Well, bottom line is that REITs are perceived to be 'high yield' plays, or more broadly, that investors invest in REITs for the income they provide. After all, they have to pay out 90% of their income to unit holders. Therefore, when interest rates rise, there is the perception that REITs will be negatively impacted similar to how fixed income reacts to interest rate increases.
This is a myth, however, or at least, not entirely true across all types of REITs. In fact, there are some REITs that may actually benefit from interest rate increases, which usually occur when inflation is rising. Not the case in May and June 2013, but usually, when interest rates are rising, it is accompanied by inflation.
Cohen and Steers have put together an interesting white paper on the topic and we found the following chart quite compelling:
As you will notice, the types of REITs across the top of the chart are those REITs with shorter lease durations. Senior Housing, Manufactured Housing, Self Storage, Apartments, and Hotels. The latter being able to change rates daily if need be.
Short leases can be advantageous in an inflationary environment because REITs can increase their lease rates to keep up with price increases and more importantly, cost increases, including the cost of borrowing. We have been particularly focused on the top left of the graph, where you'll find Senior Housing. Not that we don't like the other types of REITs, but we feel that the demographic trends impacting Senior Housing are extremely attractive as the baby boomer generation begins to retire.
There are several large REITs that operate in the space such as Healthcare REIT Inc.(NYSE:HCN), Ventas (NYSE:VTR), and HCP Inc.(NYSE:HCP); these large REITs are poised for additional growth through both organic and acquisition activities. Consolidation in the industry is still in the early stages as only 10% of healthcare properties are owned by REITs.

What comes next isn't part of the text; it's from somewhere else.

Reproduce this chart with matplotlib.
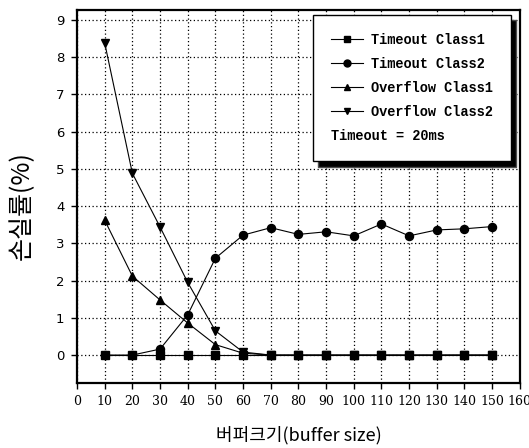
import matplotlib
matplotlib.use("Agg")
import matplotlib.pyplot as plt
from matplotlib.lines import Line2D
from matplotlib.transforms import Affine2D

buffer_sizes = [10, 20, 30, 40, 50, 60, 70, 80, 90, 100, 110, 120, 130, 140, 150]
timeout_class1 = [0, 0, 0, 0, 0, 0, 0, 0, 0, 0, 0, 0, 0, 0, 0]
timeout_class2 = [0, 0, 0.16, 1.08, 2.6, 3.22, 3.42, 3.24, 3.31, 3.2, 3.52, 3.2, 3.36, 3.39, 3.45]
overflow_class1 = [3.62, 2.12, 1.48, 0.86, 0.28, 0.05, 0, 0, 0, 0, 0, 0, 0, 0, 0]
overflow_class2 = [8.38, 4.88, 3.44, 1.95, 0.65, 0.08, 0, 0, 0, 0, 0, 0, 0, 0, 0]
series_names = ["Timeout Class1", "Timeout Class2", "Overflow Class1", "Overflow Class2"]
note_text = "Timeout = 20ms"
x_ticks = list(range(0, 161, 10))
y_ticks = list(range(0, 10))

plt.rcParams['font.family'] = ['Noto Sans CJK KR', 'DejaVu Sans']

fig = plt.figure(figsize=(5.29, 4.48), dpi=100)
ax = fig.add_axes([0.1456, 0.1451, 0.837, 0.833])

markers = ['s', 'o', '^', 'v']
msizes = [5.5, 5.8, 6.2, 6.2]
data = [timeout_class1, timeout_class2, overflow_class1, overflow_class2]
handles = []
for name, m, ms, ys in zip(series_names, markers, msizes, data):
    l, = ax.plot(buffer_sizes, ys, color='black', lw=0.8, marker=m, markersize=ms,
                 markerfacecolor='black', markeredgecolor='black', label=name, zorder=3)
    handles.append(l)

ax.set_xlim(0, 160)
ax.set_ylim(-0.75, 9.27)
ax.set_xticks(x_ticks)
ax.set_yticks(y_ticks)
ax.set_xticklabels([str(v) for v in x_ticks], family='DejaVu Serif', fontsize=9)
ax.set_yticklabels([str(v) for v in y_ticks], family='DejaVu Sans', fontsize=9.5)
ax.tick_params(direction='out', length=4, width=1, colors='black', pad=5)
ax.grid(True, color='black', linestyle=(0, (1, 2)), linewidth=0.9)
for s in ax.spines.values():
    s.set_linewidth(1.6)

ax.set_xlabel("버퍼크기(buffer size)", fontsize=13)
ax.set_ylabel("손실률(%)", fontsize=18)
ax.xaxis.set_label_coords(0.5, -0.115)
ax.yaxis.set_label_coords(-0.095, 0.475)

fs = 9.8
hl = 2.4
htp = 0.6
extra = Line2D([], [], linestyle='none', marker=None)
leg = ax.legend(handles + [extra], series_names + [note_text],
                loc='upper right', bbox_to_anchor=(0.98, 0.9866), borderaxespad=0,
                prop={'family': 'Liberation Mono', 'size': fs, 'weight': 'bold'},
                fancybox=False, framealpha=1, edgecolor='black', handlelength=hl,
                handletextpad=htp, labelspacing=0.75, borderpad=1.3,
                shadow={'ox': 4, 'oy': -4, 'facecolor': 'black', 'alpha': 1})
leg.get_frame().set_linewidth(1.0)
leg.set_zorder(5)
for h in leg.legend_handles:
    h.set_markersize(5)
t = leg.get_texts()[-1]
dx = (hl + htp) * fs * fig.dpi / 72.0
t.set_transform(t.get_transform() + Affine2D().translate(-dx, 0))

fig.savefig("out.png", dpi=100)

There are a few smaller players in the space but the only one we have recently covered is Senior Housing Properties Trust (NYSE:SNH), which is about 1/4th the size of the three mentioned above, but the largest of the rest of the senior housing focused REITs.
As investors you can't go wrong with the big three, even if their growth rates may relatively slow in recent years. As competition for acquisitions has increased from private equity firms, non-public REITs, and even office REITs, the deals available are less attractive as prices are bid up.
Despite the slower growth, they will continue to grow and will continue to pay nice dividends. For the more aggressive investor, SNH may be a better option, even if it still has a way to go to reach the level of 'stability' we see in the big three. To give investors an idea, SNH is at about the size that VTR was about 7 years ago.
Whichever way you might decide to play it (you can always diversify across multiple names), we like the senior housing theme for the long run.
Disclosure: I am long SNH, VTR. I wrote this article myself, and it expresses my own opinions. I am not receiving compensation for it (other than from Seeking Alpha). I have no business relationship with any company whose stock is mentioned in this article.